[Extracted data entries]
— begin —

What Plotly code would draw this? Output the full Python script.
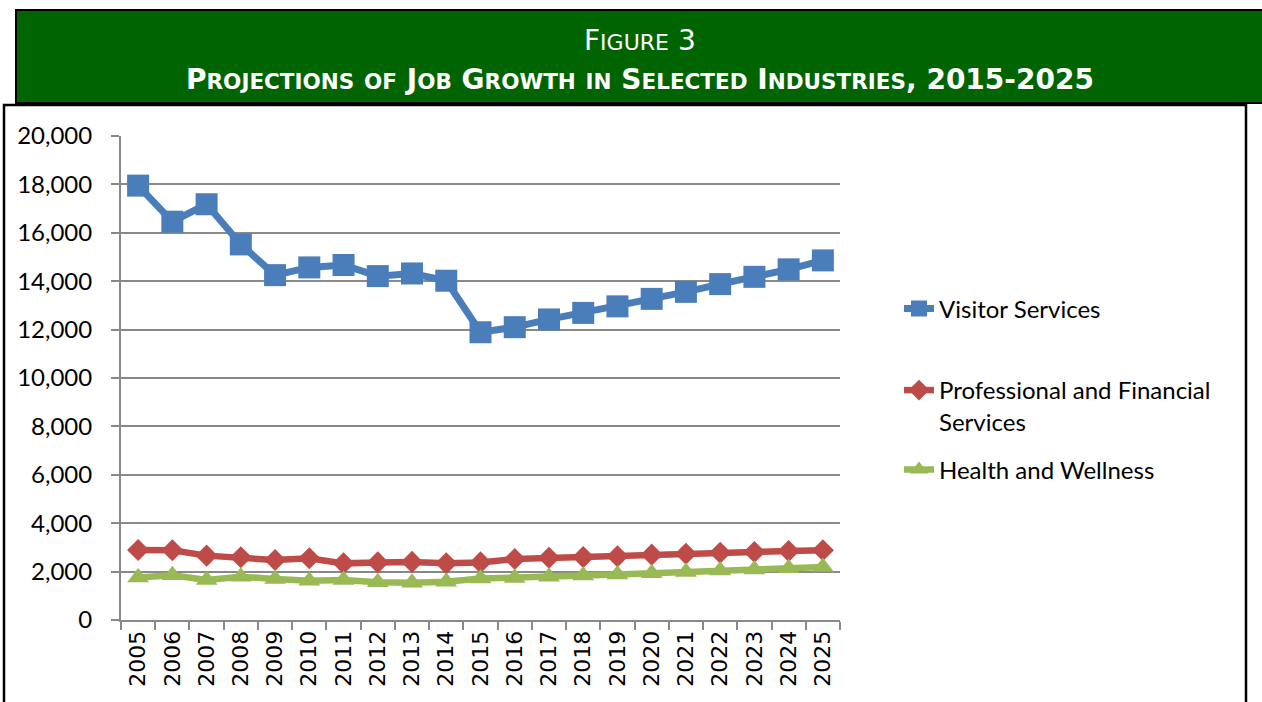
import plotly.graph_objects as go

years = [str(y) for y in range(2005, 2026)]
visitor_services = [17950, 16460, 17180, 15520, 14250, 14570, 14670, 14210, 14320, 14020,
                    11890, 12100, 12420, 12690, 12960, 13270, 13560, 13880, 14180, 14490, 14860]
professional_financial = [2890, 2880, 2660, 2590, 2480, 2550, 2340, 2380, 2400, 2340,
                          2380, 2520, 2570, 2600, 2630, 2700, 2740, 2780, 2810, 2850, 2880]
health_wellness = [1760, 1850, 1650, 1790, 1690, 1620, 1650, 1560, 1540, 1580,
                   1710, 1740, 1790, 1840, 1880, 1930, 1980, 2050, 2090, 2140, 2190]
y_ticks = list(range(0, 20001, 2000))
y_tick_text = [f"{v:,}" for v in y_ticks]

# plot-area geometry in pixels (for placing decorations)
W, H = 1262, 702
L, R, T, B = 121, 840, 136, 620


def px(x):
    return (x - L) / (R - L)


def py(y):
    return (B - y) / (B - T)


def small_caps(text, big, small):
    out = []
    for ch in text:
        if ch.islower():
            out.append(f'<span style="font-size:{small}px">{ch.upper()}</span>')
        else:
            out.append(f'<span style="font-size:{big}px">{ch}</span>')
    return "".join(out)


fig = go.Figure()

fig.add_trace(go.Scatter(
    x=years, y=visitor_services, name="Visitor Services", mode="lines+markers",
    line=dict(color="#4A7EBB", width=7),
    marker=dict(symbol="square", size=22, color="#4A7EBB"),
    legend="legend",
))
fig.add_trace(go.Scatter(
    x=years, y=professional_financial, name="Professional and Financial<br>Services",
    mode="lines+markers",
    line=dict(color="#BE4B48", width=6.5),
    marker=dict(symbol="diamond", size=17, color="#BE4B48"),
    legend="legend2",
))
fig.add_trace(go.Scatter(
    x=years, y=health_wellness, name="Health and Wellness", mode="lines+markers",
    line=dict(color="#98B954", width=6.5),
    marker=dict(symbol="triangle-up", size=19, color="#98B954"),
    legend="legend3",
))

grid_col = "#898989"
fig.update_xaxes(
    type="category", categoryorder="array", categoryarray=years,
    range=[-0.5, len(years) - 0.5],
    tickangle=-90, tickson="boundaries", ticks="outside", ticklen=8,
    tickcolor=grid_col, tickwidth=1.5,
    showline=True, linecolor=grid_col, linewidth=2, showgrid=False,
    tickfont=dict(family="DejaVu Sans", size=22, color="black"),
    fixedrange=True,
)
fig.update_yaxes(
    range=[0, 20000], tickvals=y_ticks, ticktext=y_tick_text,
    ticks="outside", ticklen=8, tickcolor=grid_col, tickwidth=2,
    showline=True, linecolor=grid_col, linewidth=2,
    showgrid=True, gridcolor=grid_col, gridwidth=2, zeroline=False,
    tickfont=dict(family="Lato", size=24, color="black"),
    ticklabelstandoff=14,
    fixedrange=True,
)

legend_common = dict(
    xref="container", yref="container", x=899 / W, xanchor="left", yanchor="middle",
    font=dict(family="Lato", size=24, color="black"), bgcolor="rgba(0,0,0,0)",
    borderwidth=0, valign="top", itemclick=False, itemdoubleclick=False,
)

shapes = [
    # outer chart border
    dict(type="rect", xref="paper", yref="paper",
         x0=px(4), x1=px(1246), y0=py(712), y1=py(105),
         line=dict(color="black", width=2.5), fillcolor="rgba(0,0,0,0)", layer="below"),
    # green header banner
    dict(type="rect", xref="paper", yref="paper",
         x0=px(16), x1=px(1270), y0=py(103), y1=py(10),
         line=dict(color="black", width=2), fillcolor="#006400", layer="below"),
]

annotations = [
    dict(text=small_caps("Figure 3", 28, 22), xref="paper", yref="paper",
         x=px(640), y=py(40), showarrow=False, xanchor="center", yanchor="middle",
         font=dict(family="DejaVu Sans", color="white")),
    dict(text="<b>" + small_caps("Projections of Job Growth in Selected Industries, 2015-2025", 28, 21.5) + "</b>",
         xref="paper", yref="paper",
         x=px(640), y=py(80), showarrow=False, xanchor="center", yanchor="middle",
         font=dict(family="DejaVu Sans", color="white")),
]

fig.update_layout(
    width=W, height=H,
    margin=dict(l=L, r=W - R, t=T, b=H - B),
    paper_bgcolor="white", plot_bgcolor="white",
    showlegend=True,
    legend=dict(legend_common, y=1 - 309 / H),
    legend2=dict(legend_common, y=1 - 406 / H),
    legend3=dict(legend_common, y=1 - 470 / H),
    shapes=shapes,
    annotations=annotations,
)

fig.write_html("out.html", config={"displayModeBar": False})
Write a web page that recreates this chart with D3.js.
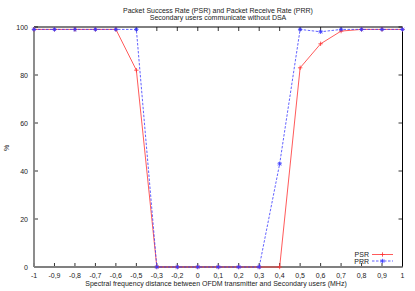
<!DOCTYPE html>
<html><head><meta charset="utf-8">
<script src="https://cdn.jsdelivr.net/npm/d3@7"></script>
<style>
html,body{margin:0;padding:0;background:#fff;}
text{font-family:"Liberation Sans",Arial,sans-serif;font-size:7px;fill:#222;}
</style></head>
<body>
<svg id="c" width="415" height="291"></svg>
<script>
const categories = ["-1","-0,9","-0,8","-0,7","-0,6","-0,5","-0,3","-0,2","0","0,1","0,2","0,3","0,4","0,5","0,6","0,7","0,8","0,9","1"];
const psr = [99,99,99,99,99,82,0,0,0,0,0,0,0,83,93,98.3,99,99,99];
const prr = [99,99,99,99,99,99,0,0,0,0,0,0,43,99,98,99,99,99,99];
const yTicks = [0,20,40,60,80,100];

const svg = d3.select("#c");
const L=34, R=402.5, T=27, B=267;
const x = d3.scalePoint().domain(categories).range([L,R]);
const y = d3.scaleLinear().domain([0,100]).range([B,T]);

// ticks
const tk = 4;
categories.forEach(c=>{
  svg.append("line").attr("x1",x(c)).attr("x2",x(c)).attr("y1",B).attr("y2",B-tk).attr("stroke","#000").attr("stroke-width",0.8);
  svg.append("line").attr("x1",x(c)).attr("x2",x(c)).attr("y1",T).attr("y2",T+tk).attr("stroke","#000").attr("stroke-width",0.8);
  svg.append("text").attr("x",x(c)).attr("y",B+11).attr("text-anchor","middle").text(c);
});
yTicks.forEach(v=>{
  svg.append("line").attr("x1",L).attr("x2",L+tk).attr("y1",y(v)).attr("y2",y(v)).attr("stroke","#000").attr("stroke-width",0.8);
  svg.append("line").attr("x1",R).attr("x2",R-tk).attr("y1",y(v)).attr("y2",y(v)).attr("stroke","#000").attr("stroke-width",0.8);
  svg.append("text").attr("x",L-6).attr("y",y(v)+2.5).attr("text-anchor","end").text(v);
});

// frame
svg.append("line").attr("x1",L).attr("x2",R).attr("y1",T).attr("y2",T).attr("stroke","#000").attr("stroke-width",1);
svg.append("line").attr("x1",R).attr("x2",R).attr("y1",T).attr("y2",B).attr("stroke","#000").attr("stroke-width",1);
svg.append("line").attr("x1",L).attr("x2",L).attr("y1",T).attr("y2",B).attr("stroke","#808080").attr("stroke-width",1.8);
svg.append("line").attr("x1",L).attr("x2",R).attr("y1",B).attr("y2",B).attr("stroke","#808080").attr("stroke-width",1.8);

const line = d3.line().x(d=>x(d[0])).y(d=>y(d[1]));
const psrD = categories.map((c,i)=>[c,psr[i]]);
const prrD = categories.map((c,i)=>[c,prr[i]]);

function plus(g,cx,cy,col){
  g.append("path").attr("d",`M${cx-2.2},${cy}H${cx+2.2}M${cx},${cy-2.2}V${cy+2.2}`).attr("stroke",col).attr("stroke-width",0.8).attr("fill","none");
}
function star(g,cx,cy,col){
  const s=2.2;
  g.append("path").attr("d",`M${cx-s},${cy}H${cx+s}M${cx},${cy-s}V${cy+s}M${cx-s*0.75},${cy-s*0.75}L${cx+s*0.75},${cy+s*0.75}M${cx-s*0.75},${cy+s*0.75}L${cx+s*0.75},${cy-s*0.75}`).attr("stroke",col).attr("stroke-width",0.8).attr("fill","none");
}

const red="#ff3030", blue="#3a3aff";
svg.append("path").attr("d",line(psrD)).attr("fill","none").attr("stroke",red).attr("stroke-width",0.8);
psrD.forEach(d=>plus(svg,x(d[0]),y(d[1]),red));
svg.append("path").attr("d",line(prrD)).attr("fill","none").attr("stroke",blue).attr("stroke-width",0.8).attr("stroke-dasharray","2.5,1.5");
prrD.forEach(d=>star(svg,x(d[0]),y(d[1]),blue));

// legend
svg.append("text").attr("x",369).attr("y",257).attr("text-anchor","end").text("PSR");
svg.append("line").attr("x1",372).attr("x2",393).attr("y1",254.5).attr("y2",254.5).attr("stroke",red).attr("stroke-width",0.8);
plus(svg,382.5,254.5,red);
svg.append("text").attr("x",369).attr("y",263.5).attr("text-anchor","end").text("PRR");
svg.append("line").attr("x1",372).attr("x2",393).attr("y1",261).attr("y2",261).attr("stroke",blue).attr("stroke-width",0.8).attr("stroke-dasharray","2.5,1.5");
star(svg,382.5,261,blue);

// titles
svg.append("text").attr("x",218).attr("y",13).attr("text-anchor","middle").text("Packet Success Rate (PSR) and Packet Receive Rate (PRR)");
svg.append("text").attr("x",218).attr("y",20).attr("text-anchor","middle").text("Secondary users communicate without DSA");
svg.append("text").attr("x",216).attr("y",286).attr("text-anchor","middle").text("Spectral frequency distance between OFDM transmitter and Secondary users (MHz)");
svg.append("text").attr("transform","translate(9,148) rotate(-90)").attr("text-anchor","middle").text("%");
</script>
</body></html>
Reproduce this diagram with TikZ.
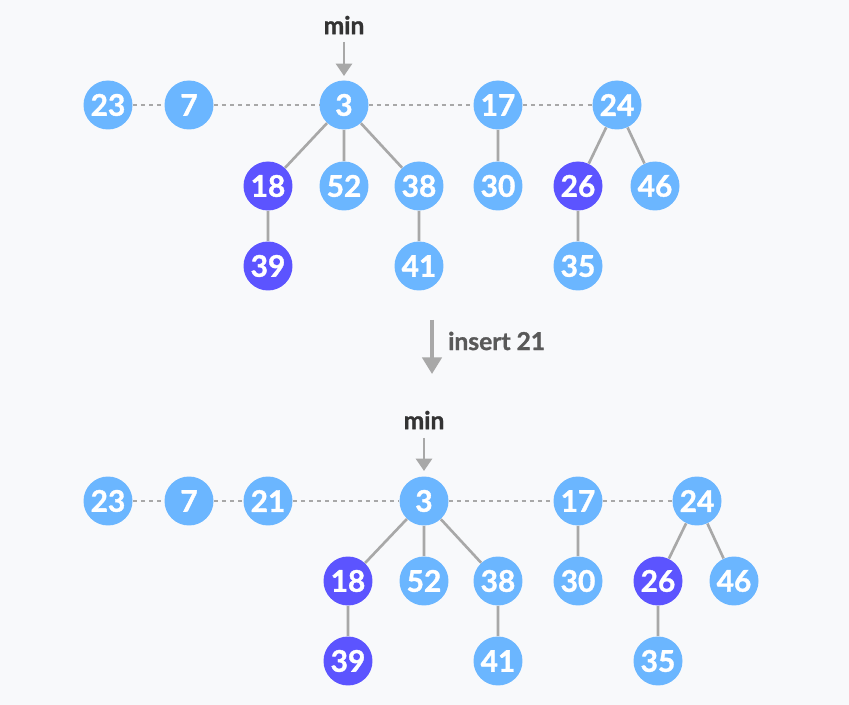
\documentclass[tikz,border=0pt]{standalone}
\usepackage{fontspec}
\setmainfont{Lato}[BoldFeatures={FakeBold=1.2}]
\usetikzlibrary{arrows.meta}

\definecolor{keyblue}{RGB}{107,182,255}
\definecolor{keypurple}{RGB}{92,84,255}
\definecolor{linegray}{RGB}{168,168,168}
\definecolor{pagebg}{RGB}{248,249,251}

\begin{document}
\begin{tikzpicture}[x=0.02cm, y=-0.02cm, font=\bfseries]

        % Setup the styles for the keys and the links
        \tikzset{key/.style={circle,
                             minimum size=0.98cm,
                             inner sep=0pt,
                             fill=keyblue,
                             text=white,
                             font=\fontsize{17}{20}\selectfont\bfseries},
                 marked/.style={key, fill=keypurple},
                 root link/.style={draw=linegray, line width=1.2pt,
                                   dash pattern=on 2.3pt off 2.3pt},
                 child link/.style={draw=linegray, line width=1.5pt},
                 pointer/.style={draw=linegray, line width=1.7pt,
                                 -{Triangle[width=9pt, length=7pt]}}}

        % Background and picture size
        \fill[pagebg] (0, 0) rectangle (849, 705);

        % Draw the heap before the insertion
        \node[key]    at (108, 105)  (a23)  {23};
        \node[key]    at (189, 105)  (a7)   {7};
        \node[key]    at (344, 105)  (a3)   {3};
        \node[key]    at (498, 105)  (a17)  {17};
        \node[key]    at (617, 105)  (a24)  {24};
        \node[marked] at (268, 186)  (a18)  {18};
        \node[key]    at (344, 186)  (a52)  {52};
        \node[key]    at (419, 186)  (a38)  {38};
        \node[key]    at (498, 186)  (a30)  {30};
        \node[marked] at (578, 186)  (a26)  {26};
        \node[key]    at (655, 186)  (a46)  {46};
        \node[marked] at (268, 266)  (a39)  {39};
        \node[key]    at (419, 266)  (a41)  {41};
        \node[key]    at (578, 266)  (a35)  {35};

        \node[font=\fontsize{14}{16}\selectfont\bfseries, text=black!80]
              at (344, 25) (amin) {min};
        \coordinate (amintop) at (344, 42);
        \coordinate (aminend) at (344, 76);
        \draw[pointer] (amintop) -- (aminend);

        \draw[root link] (a23) -- (a7) -- (a3) -- (a17) -- (a24);
        \draw[child link]
        (a3)  -- (a18)  (a3)  -- (a52)  (a3)  -- (a38)
        (a18) -- (a39)  (a38) -- (a41)  (a17) -- (a30)
        (a24) -- (a26)  (a24) -- (a46)  (a26) -- (a35);

        % The insertion step
        \coordinate (instop) at (432, 320);
        \coordinate (insend) at (432, 374);
        \draw[pointer, line width=2.2pt,
              -{Triangle[width=11pt, length=9.5pt]}] (instop) -- (insend);
        \node[font=\fontsize{14}{16}\selectfont\bfseries, text=black!65,
              anchor=west] at (442, 341) (ins) {insert 21};

        % Draw the heap after the insertion
        \node[key]    at (108, 501)  (b23)  {23};
        \node[key]    at (189, 501)  (b7)   {7};
        \node[key]    at (268, 501)  (b21)  {21};
        \node[key]    at (424, 501)  (b3)   {3};
        \node[key]    at (578, 501)  (b17)  {17};
        \node[key]    at (697, 501)  (b24)  {24};
        \node[marked] at (348, 581)  (b18)  {18};
        \node[key]    at (424, 581)  (b52)  {52};
        \node[key]    at (498, 581)  (b38)  {38};
        \node[key]    at (578, 581)  (b30)  {30};
        \node[marked] at (658, 581)  (b26)  {26};
        \node[key]    at (734, 581)  (b46)  {46};
        \node[marked] at (348, 661)  (b39)  {39};
        \node[key]    at (498, 661)  (b41)  {41};
        \node[key]    at (658, 661)  (b35)  {35};

        \node[font=\fontsize{14}{16}\selectfont\bfseries, text=black!80]
              at (424, 420) (bmin) {min};
        \coordinate (bmintop) at (424, 438);
        \coordinate (bminend) at (424, 471);
        \draw[pointer] (bmintop) -- (bminend);

        \draw[root link] (b23) -- (b7) -- (b21) -- (b3) -- (b17) -- (b24);
        \draw[child link]
        (b3)  -- (b18)  (b3)  -- (b52)  (b3)  -- (b38)
        (b18) -- (b39)  (b38) -- (b41)  (b17) -- (b30)
        (b24) -- (b26)  (b24) -- (b46)  (b26) -- (b35);
    \end{tikzpicture}
\end{document}
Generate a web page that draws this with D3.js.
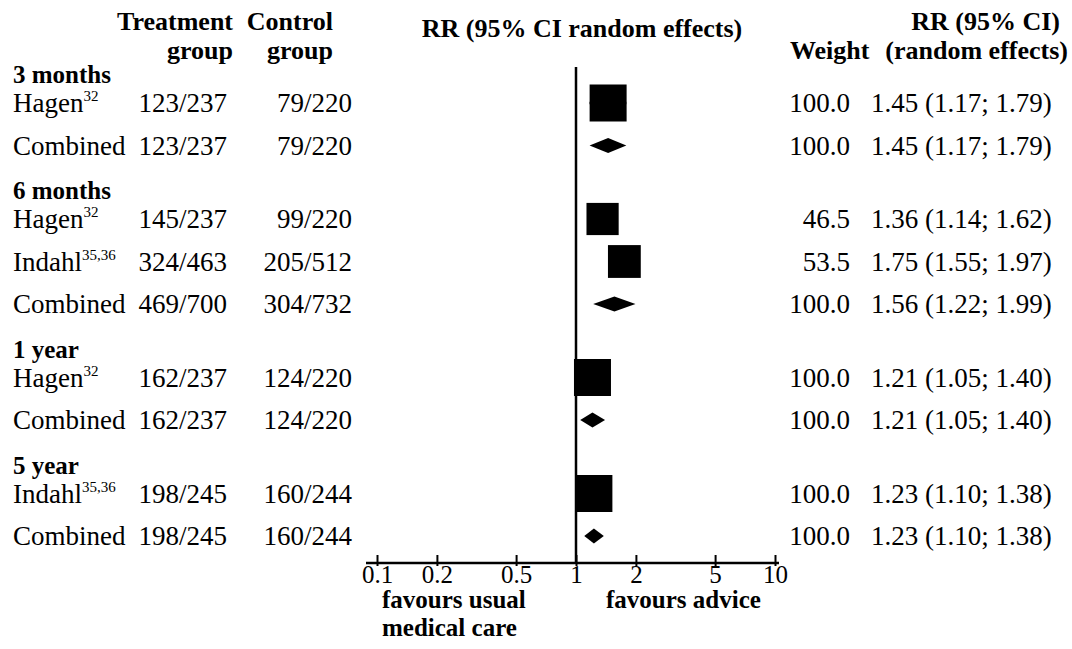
<!DOCTYPE html>
<html>
<head>
<meta charset="utf-8">
<script src="https://cdn.jsdelivr.net/npm/d3@7"></script>
<style>
  body { margin: 0; background: #fff; }
  text { font-family: "Liberation Serif", "Times New Roman", serif; fill: #000; }
</style>
</head>
<body>
<script>
	// data
	var groups = ["3 months", "6 months", "1 year", "5 year"];
	var groupOf = [0, 0, 1, 1, 1, 2, 2, 3, 3];
	var studies = ["Hagen", "Combined", "Hagen", "Indahl", "Combined", "Hagen", "Combined", "Indahl", "Combined"];
	var refs = ["32", "", "32", "35,36", "", "32", "", "35,36", ""];
	var treatment = ["123/237", "123/237", "145/237", "324/463", "469/700", "162/237", "162/237", "198/245", "198/245"];
	var control = ["79/220", "79/220", "99/220", "205/512", "304/732", "124/220", "124/220", "160/244", "160/244"];
	var weights = [100.0, 100.0, 46.5, 53.5, 100.0, 100.0, 100.0, 100.0, 100.0];
	var rr = [1.45, 1.45, 1.36, 1.75, 1.56, 1.21, 1.21, 1.23, 1.23];
	var lower = [1.17, 1.17, 1.14, 1.55, 1.22, 1.05, 1.05, 1.10, 1.10];
	var upper = [1.79, 1.79, 1.62, 1.97, 1.99, 1.40, 1.40, 1.38, 1.38];
	var tickValues = [0.1, 0.2, 0.5, 1, 2, 5, 10];

	var w = 1072;
	var h = 649;
	var axisY = 563;

	var svg = d3.select("body")
				.append("svg")
				.attr("width", w)
				.attr("height", h);

	// scales
	var x = d3.scaleLog()
			.domain([0.1, 10])
			.range([377, 775]);

	var rowY = d3.scaleLinear()
			.domain([0, studies.length - 1])
			.range([112, 112 + (studies.length - 1) * 42.5]);

	var boxSize = d3.scaleLinear()
			.domain([0, 100])
			.range([28, 37]);

	function yOf(i) {
		return rowY(i) + groupOf[i] * 31;
	}

	var f2 = d3.format(".2f");
	var f1 = d3.format(".1f");

	// column headers
	var head = svg.append("g")
			.attr("font-weight", "bold")
			.attr("font-size", "26px");

	head.append("text").attr("x", 233).attr("y", 30).attr("text-anchor", "end").text("Treatment");
	head.append("text").attr("x", 233).attr("y", 59).attr("text-anchor", "end").text("group");
	head.append("text").attr("x", 333).attr("y", 30).attr("text-anchor", "end").text("Control");
	head.append("text").attr("x", 333).attr("y", 59).attr("text-anchor", "end").text("group");
	head.append("text").attr("x", 582).attr("y", 37).attr("text-anchor", "middle").text("RR (95% CI random effects)");
	head.append("text").attr("x", 790).attr("y", 59).text("Weight");
	head.append("text").attr("x", 1060).attr("y", 30).attr("text-anchor", "end").text("RR (95% CI)");
	head.append("text").attr("x", 1068).attr("y", 59).attr("text-anchor", "end").text("(random effects)");

	// group labels
	svg.selectAll(".group")
		.data(groups)
		.enter()
		.append("text")
		.attr("class", "group")
		.attr("x", 13)
		.attr("y", function(d, g) {
			return yOf(groupOf.indexOf(g)) - 29;
		})
		.attr("font-weight", "bold")
		.attr("font-size", "25px")
		.text(function(d) { return d; });

	// rows of text
	var rows = svg.selectAll(".row")
		.data(studies)
		.enter()
		.append("g")
		.attr("class", "row")
		.attr("font-size", "27px")
		.attr("transform", function(d, i) {
			return "translate(0," + yOf(i) + ")";
		});

	var labels = rows.append("text").attr("x", 13);
	labels.append("tspan").text(function(d) { return d; });
	labels.append("tspan")
		.attr("font-size", "15px")
		.attr("dy", -11)
		.text(function(d, i) { return refs[i]; });

	rows.append("text")
		.attr("x", 227)
		.attr("text-anchor", "end")
		.text(function(d, i) { return treatment[i]; });

	rows.append("text")
		.attr("x", 352)
		.attr("text-anchor", "end")
		.text(function(d, i) { return control[i]; });

	rows.append("text")
		.attr("x", 850)
		.attr("text-anchor", "end")
		.text(function(d, i) { return f1(weights[i]); });

	rows.append("text")
		.attr("x", 871)
		.text(function(d, i) {
			return f2(rr[i]) + " (" + f2(lower[i]) + "; " + f2(upper[i]) + ")";
		});

	// line of no effect
	svg.append("line")
		.attr("x1", x(1)).attr("x2", x(1))
		.attr("y1", 67).attr("y2", axisY)
		.attr("stroke", "#000")
		.attr("stroke-width", 2.5);

	// markers
	var marks = svg.append("g");
	studies.forEach(function(s, i) {
		var cy = yOf(i) - 9;
		if (s == "Combined") {
			var hh = 7.5;
			marks.append("path")
				.attr("d", "M" + x(lower[i]) + "," + cy +
					"L" + x(rr[i]) + "," + (cy - hh) +
					"L" + x(upper[i]) + "," + cy +
					"L" + x(rr[i]) + "," + (cy + hh) + "Z")
				.attr("fill", "#000");
		} else {
			var size = boxSize(weights[i]);
			marks.append("line")
				.attr("x1", x(lower[i])).attr("x2", x(upper[i]))
				.attr("y1", cy).attr("y2", cy)
				.attr("stroke", "#000")
				.attr("stroke-width", 2.5);
			marks.append("rect")
				.attr("x", x(rr[i]) - size / 2)
				.attr("y", cy - size / 2)
				.attr("width", size)
				.attr("height", size)
				.attr("fill", "#000");
		}
	});

	// x axis
	var xAxis = d3.axisBottom(x)
			.tickValues(tickValues)
			.tickFormat(function(d) { return d; })
			.tickSizeOuter(0);

	var xGuide = svg.append("g")
			.attr("transform", "translate(0," + axisY + ")")
			.call(xAxis);

	xGuide.select(".domain").remove();
	xGuide.insert("line", ":first-child")
		.attr("x1", x(0.1) - 11).attr("x2", x(10) + 4)
		.attr("stroke", "#000")
		.attr("stroke-width", 2.5);
	xGuide.selectAll(".tick line")
		.attr("y1", -8).attr("y2", 3)
		.attr("stroke", "#000")
		.attr("stroke-width", 2);
	xGuide.selectAll(".tick text")
		.attr("y", 20)
		.attr("dy", null)
		.attr("fill", "#000")
		.style("font-family", "Liberation Serif")
		.style("font-size", "25px");

	// favours labels
	var fav = svg.append("g")
			.attr("font-weight", "bold")
			.attr("font-size", "25px");
	fav.append("text").attr("x", x(0.1) + 5).attr("y", 608).text("favours usual");
	fav.append("text").attr("x", x(0.1) + 5).attr("y", 636).text("medical care");
	fav.append("text").attr("x", x(1) + 30).attr("y", 608).text("favours advice");
</script>
</body>
</html>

— end —

> WHAT THE TASK ASKS
Check each line of the data above for the word "that" and say how many lines contain it, giving nothing besides the number.

> FINISHED ANSWER
2